Na obra Seis propostas para o próximo milênio, Italo Calvino trata,
no capítulo sobre a visibilidade, de um receio extraído da observação
dos caminhos humanos inundados pelo dilúvio de imagens pré-fabricadas.
Para ele, existe uma faculdade humana fundamental que está ameaçada por
nossa civilização hiper tecnológica: o pensar por imagens.
O
anúncio de Calvino levou-me ao poema de Helena Kolody, chamado Fio
d’Água. ”Não quero ser o grande rio caudaloso que figura nos mapas.

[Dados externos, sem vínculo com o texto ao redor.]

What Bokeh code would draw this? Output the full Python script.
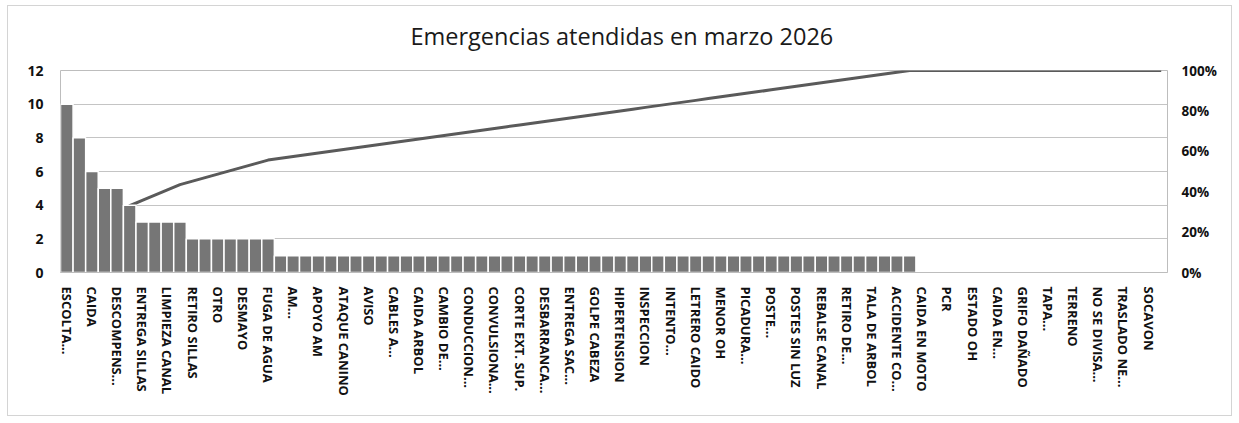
from bokeh.plotting import figure
from bokeh.models import Range1d, LinearAxis, FixedTicker, NumeralTickFormatter, ColumnDataSource
from bokeh.embed import file_html
from bokeh.resources import INLINE
import numpy as np

title_text = "Emergencias atendidas en marzo 2026"

counts = [10, 8, 6, 5, 5, 4, 3, 3, 3, 3,
          2, 2, 2, 2, 2, 2, 2,
          1, 1, 1, 1, 1, 1, 1, 1, 1, 1,
          1, 1, 1, 1, 1, 1, 1, 1, 1, 1,
          1, 1, 1, 1, 1, 1, 1, 1, 1, 1,
          1, 1, 1, 1, 1, 1, 1, 1, 1, 1,
          1, 1, 1, 1, 1, 1, 1, 1, 1, 1,
          1,
          0, 0, 0, 0, 0, 0, 0, 0, 0, 0,
          0, 0, 0, 0, 0, 0, 0, 0, 0, 0]

# labels shown on every other category (Excel skips alternate labels)
tick_labels = ["ESCOLTA...", "CAIDA", "DESCOMPENS...", "ENTREGA SILLAS", "LIMPIEZA CANAL",
               "RETIRO SILLAS", "OTRO", "DESMAYO", "FUGA DE AGUA", "AM...", "APOYO AM",
               "ATAQUE CANINO", "AVISO", "CABLES A...", "CAIDA ARBOL", "CAMBIO DE...",
               "CONDUCCION...", "CONVULSIONA...", "CORTE EXT. SUP.", "DESBARRANCA...",
               "ENTREGA SAC...", "GOLPE CABEZA", "HIPERTENSION", "INSPECCION", "INTENTO...",
               "LETRERO CAIDO", "MENOR OH", "PICADURA...", "POSTE...", "POSTES SIN LUZ",
               "REBALSE CANAL", "RETIRO DE...", "TALA DE ARBOL", "ACCIDENTE CO...",
               "CAIDA EN MOTO", "PCR", "ESTADO OH", "CAIDA EN...", "GRIFO DAÑADO", "TAPA...",
               "TERRENO", "NO SE DIVISA...", "TRASLADO NE...", "SOCAVON"]

y_ticks = [0, 2, 4, 6, 8, 10, 12]
pct_ticks = [0, 0.2, 0.4, 0.6, 0.8, 1.0]

n = len(counts)
xs = list(range(1, n + 1))
cum_pct = (np.cumsum(counts) / np.sum(counts)).tolist()
label_pos = xs[::2][:len(tick_labels)]

src = ColumnDataSource(dict(x=xs, count=counts, pct=cum_pct))

FONT = "Open Sans"

p = figure(width=1239, height=425, output_backend="svg", toolbar_location=None,
           x_range=Range1d(0.5, n + 0.5), y_range=Range1d(0, 12),
           min_border_left=60, min_border_right=72, min_border_top=72, min_border_bottom=151,
           title=title_text)
p.extra_y_ranges = {"pct": Range1d(0, 1)}

p.title.align = "left"
p.title.offset = 350
p.title.text_font = FONT
p.title.text_font_size = "23.5px"
p.title.text_font_style = "normal"
p.title.text_color = "#1a1a1a"
p.title.standoff = 38

p.outline_line_color = "#bdbdbd"
p.background_fill_color = "white"
p.border_fill_color = None

# grid
p.xgrid.grid_line_color = None
p.ygrid.ticker = FixedTicker(ticks=y_ticks)
p.ygrid.grid_line_color = "#c4c4c4"
p.ygrid.grid_line_width = 1

# cumulative line, drawn under the bars (it vanishes inside the first bars, as in the reference)
p.line("x", "pct", source=src, y_range_name="pct", line_color="#5a5a5a", line_width=3)
p.vbar(x="x", top="count", width=1.0, source=src, fill_color="#767676",
       line_color="white", line_width=1.5)

# left axis
ya = p.yaxis[0]
ya.ticker = FixedTicker(ticks=y_ticks)
ya.axis_line_color = None
ya.major_tick_line_color = None
ya.minor_tick_line_color = None
ya.major_label_text_font = FONT
ya.major_label_text_font_style = "bold"
ya.major_label_text_font_size = "14px"
ya.major_label_text_color = "#111111"
ya.major_label_standoff = 11

# right axis
ra = LinearAxis(y_range_name="pct", ticker=FixedTicker(ticks=pct_ticks),
                formatter=NumeralTickFormatter(format="0%"))
ra.axis_line_color = None
ra.major_tick_line_color = None
ra.minor_tick_line_color = None
ra.major_label_text_font = FONT
ra.major_label_text_font_style = "bold"
ra.major_label_text_font_size = "13.5px"
ra.major_label_text_color = "#111111"
ra.major_label_standoff = 8
p.add_layout(ra, "right")

# bottom axis
xa = p.xaxis[0]
xa.ticker = FixedTicker(ticks=label_pos)
xa.major_label_overrides = {int(k): v for k, v in zip(label_pos, tick_labels)}
xa.major_label_orientation = "vertical"
xa.axis_line_color = "#bdbdbd"
xa.major_tick_line_color = None
xa.minor_tick_line_color = None
xa.major_label_text_font = FONT
xa.major_label_text_font_style = "bold"
xa.major_label_text_font_size = "13px"
xa.major_label_text_color = "#111111"
xa.major_label_standoff = 8

# thin light outer chart border, drawn 7px inside the figure edge
p.styles = {"margin-top": "-2px", "background-color": "white",
            "box-shadow": "inset 0 0 0 7px white, inset 0 0 0 8px #d4d4d4"}

open("out.html", "w").write(file_html(p, INLINE))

Quero ser o cristalino fio d’água que canta e murmura na mata
silenciosa.” Levo o simbolismo do grande rio e do fio d’agua para a
aventura humana da existência e penso no trabalho do escritor, dando
corpo à fusão do sonho com a realidade, dos acontecimentos públicos e
dos pensamentos, desejos e angústias nos espaços secretos da alma de
alguém.
Nesse fluxo, ainda ontem, ao ler uma matéria sobre o
resultado do sempre polêmico prêmio Jabuti, paro ao encontrar uma
referência a respeito de entrelaçamento entre o real e o sonho na
produção literária. O livro vencedor na categoria de melhor romance é
Nihonjin, de Oscar Nakasato. A obra narra aspectos da imigração japonesa
no Brasil, com ênfase no microcosmo dos dramas humanos.
Instigada
pelo tema do livro, encontro na internet entrevistas com Nakasato. Em
uma delas o autor fala sobre o percurso na construção da obra: “para
compô-la, pesquisei livros de sociologia e antropologia, além de me
basear em histórias contadas por meus pais”. Imaginei Nakasato ouvindo
narrativas e criando seus mundos. O entrelaçar do imaginário do menino
com as emoções dos pais rememorando fatos, um homem atravessando o rio
de Heráclito, criando o real como invenção e a literatura entretecida de
imagens da vida.
Creio que pensar por imagens representa uma
possibilidade de abrir caminho de fuga do acúmulo contemporâneo.
Desdobrar o pouco. Resistir ao superficial do muito. Recriar e reordenar
o existir. O rio e o fio d’água em constante imbricar.